Source excerpt
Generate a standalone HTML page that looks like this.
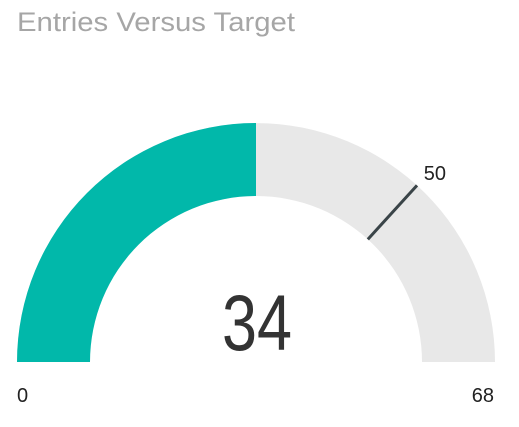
<!DOCTYPE html>
<html><head><meta charset="utf-8"><style>
body{margin:0;background:#fff;width:519px;height:422px;overflow:hidden;font-family:"Liberation Sans",sans-serif}
</style></head><body>
<svg width="519" height="422">
<text x="17" y="31" font-size="27" fill="#a6a6a6" textLength="278" lengthAdjust="spacingAndGlyphs">Entries Versus Target</text>
<g id="g"></g>
</svg>
<script>
const minValue=[0];
const maxValue=[68];
const currentValue=[34];
const targetValue=[50];
const cx=256,cy=362,R=239,r=166;
const ns="http://www.w3.org/2000/svg";
const g=document.getElementById('g');
function ang(v){return Math.PI*(1-(v-minValue[0])/(maxValue[0]-minValue[0]));}
function pt(rad,a){return [cx+rad*Math.cos(a),cy-rad*Math.sin(a)];}
function arc(v0,v1){const a0=ang(v0),a1=ang(v1);const p1=pt(R,a0),p2=pt(R,a1),p3=pt(r,a1),p4=pt(r,a0);
return `M${p1} A${R},${R} 0 0 1 ${p2} L${p3} A${r},${r} 0 0 0 ${p4} Z`;}
function mk(t,attrs){const e=document.createElementNS(ns,t);for(const k in attrs)e.setAttribute(k,attrs[k]);g.appendChild(e);return e;}
const bg=mk('path',{d:arc(minValue[0],maxValue[0]),fill:'#e8e8e8'});


const fg=mk('path',{d:arc(minValue[0],currentValue[0]),fill:'#01b8aa'});


const ta=ang(targetValue[0]);const q1=pt(r,ta),q2=pt(R,ta);
const tl=mk('line',{x1:q1[0],y1:q1[1],x2:q2[0],y2:q2[1],stroke:'#3a4448','stroke-width':3});


const lp=pt(R+10,ta);
const tt=mk('text',{x:lp[0],y:lp[1]+2,'font-size':20,fill:'#222'});tt.textContent=targetValue[0];


const mn=mk('text',{x:17,y:402,'font-size':20,fill:'#222'});mn.textContent=minValue[0];


const mx=mk('text',{x:494,y:402,'font-size':20,fill:'#222','text-anchor':'end'});mx.textContent=maxValue[0];


const cv=mk('text',{x:222,y:350,'font-size':79,fill:'#333',textLength:70,lengthAdjust:'spacingAndGlyphs','font-weight':'300'});cv.textContent=currentValue[0];


</script>
</body></html>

Exercise description
Repeat the data in full and exactly. Omit pictures.

Answer to the exercise
Generate a standalone HTML page that looks like this.
<!DOCTYPE html>
<html><head><meta charset="utf-8"><style>
body{margin:0;background:#fff;width:519px;height:422px;overflow:hidden;font-family:"Liberation Sans",sans-serif}
</style></head><body>
<svg width="519" height="422">
<text x="17" y="31" font-size="27" fill="#a6a6a6" textLength="278" lengthAdjust="spacingAndGlyphs">Entries Versus Target</text>
<g id="g"></g>
</svg>
<script>
const minValue=[0];
const maxValue=[68];
const currentValue=[34];
const targetValue=[50];
const cx=256,cy=362,R=239,r=166;
const ns="http://www.w3.org/2000/svg";
const g=document.getElementById('g');
function ang(v){return Math.PI*(1-(v-minValue[0])/(maxValue[0]-minValue[0]));}
function pt(rad,a){return [cx+rad*Math.cos(a),cy-rad*Math.sin(a)];}
function arc(v0,v1){const a0=ang(v0),a1=ang(v1);const p1=pt(R,a0),p2=pt(R,a1),p3=pt(r,a1),p4=pt(r,a0);
return `M${p1} A${R},${R} 0 0 1 ${p2} L${p3} A${r},${r} 0 0 0 ${p4} Z`;}
function mk(t,attrs){const e=document.createElementNS(ns,t);for(const k in attrs)e.setAttribute(k,attrs[k]);g.appendChild(e);return e;}
const bg=mk('path',{d:arc(minValue[0],maxValue[0]),fill:'#e8e8e8'});


const fg=mk('path',{d:arc(minValue[0],currentValue[0]),fill:'#01b8aa'});


const ta=ang(targetValue[0]);const q1=pt(r,ta),q2=pt(R,ta);
const tl=mk('line',{x1:q1[0],y1:q1[1],x2:q2[0],y2:q2[1],stroke:'#3a4448','stroke-width':3});


const lp=pt(R+10,ta);
const tt=mk('text',{x:lp[0],y:lp[1]+2,'font-size':20,fill:'#222'});tt.textContent=targetValue[0];


const mn=mk('text',{x:17,y:402,'font-size':20,fill:'#222'});mn.textContent=minValue[0];


const mx=mk('text',{x:494,y:402,'font-size':20,fill:'#222','text-anchor':'end'});mx.textContent=maxValue[0];


const cv=mk('text',{x:222,y:350,'font-size':79,fill:'#333',textLength:70,lengthAdjust:'spacingAndGlyphs','font-weight':'300'});cv.textContent=currentValue[0];


</script>
</body></html>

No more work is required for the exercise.